Because the jobs contribute to their self-esteem, they mean considerably more to the prisoners than the hourly wage Anderson pays for their labor. One prisoner who helped plan the program seven years ago told Finkell, “The thing you feel in prison is that your time there counts for nothing.” The opportunity to learn a trade changes all that for many of the prisoners, Finkell adds.

Prisoners also know that if they do a good job inside prison walls, a job would be waiting for them on the outside. The only prisoners Anderson will not consider hiring are those Finkell fears might be a threat to society, including those convicted of serious sexual crimes. As for the others, “We don’t know anything about their crimes or their sentences. And we don’t want to know,” Finkell says.

Before Anderson began its first prison factory, Finkell says he had questions about whether his customers would accept it. He visited them to introduce it, and now leads them on prison tours about eight times a year.

Customers have been uniformly pleased, Finkell says.
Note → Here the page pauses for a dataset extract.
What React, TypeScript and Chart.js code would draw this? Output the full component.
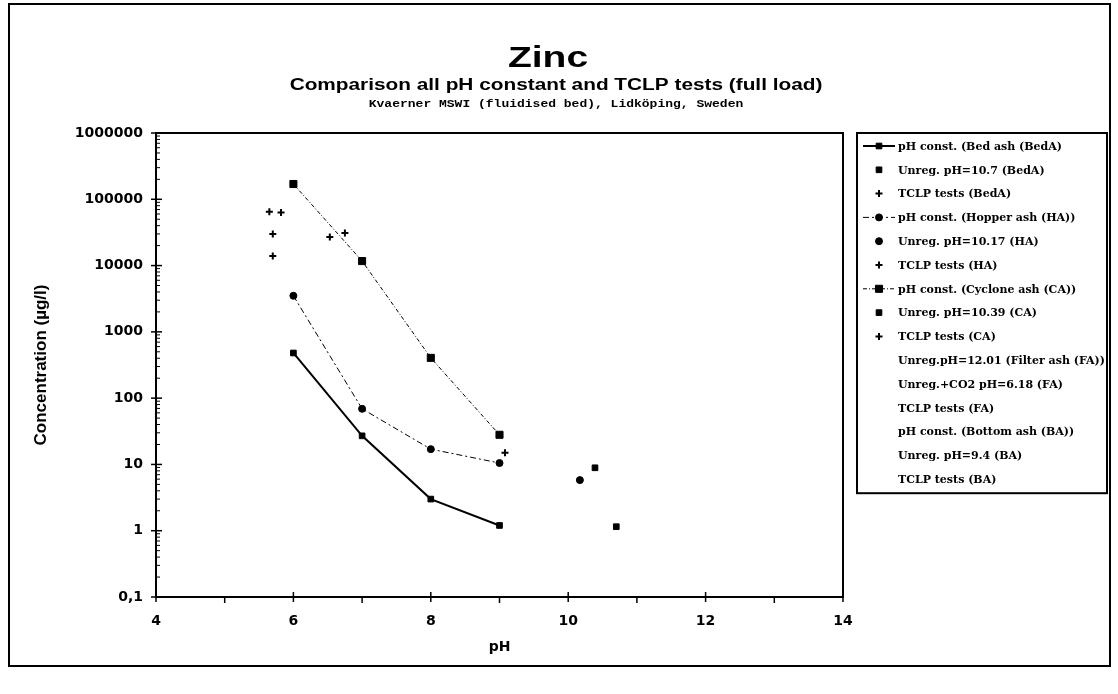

Like Anderson executives, the customers see the benefits of giving those repaying a debt to society a chance to learn a trade.

A First Paycheck
Finkell says he cannot help but feel good about the program’s potential to improve lives. “We’ve had a 40-year-old man get his first paycheck from us,” he says.

He adds that he considers the company fortunate as well. The prison program, he recalls, grew “out of desperation.” In the early 1990s, Anderson’s sales had grown to the point where it was forced to run more than one shift at its Clinton plant. Filling the second shift presented all sorts of employment-related problems including absenteeism, drugs and alcohol. By contrast, he says, inmates are screened for drugs and alcohol. “We’ve never even had anybody late, much less absent. We’ve never had a lost-time accident.”

Less than a dozen people have been kicked out of the program, Finkell adds. “These guys learned it, took to it and have been really enthusiastic. It didn’t take us too long to figure out it was going to work. I quickly decided I was in there for keeps.”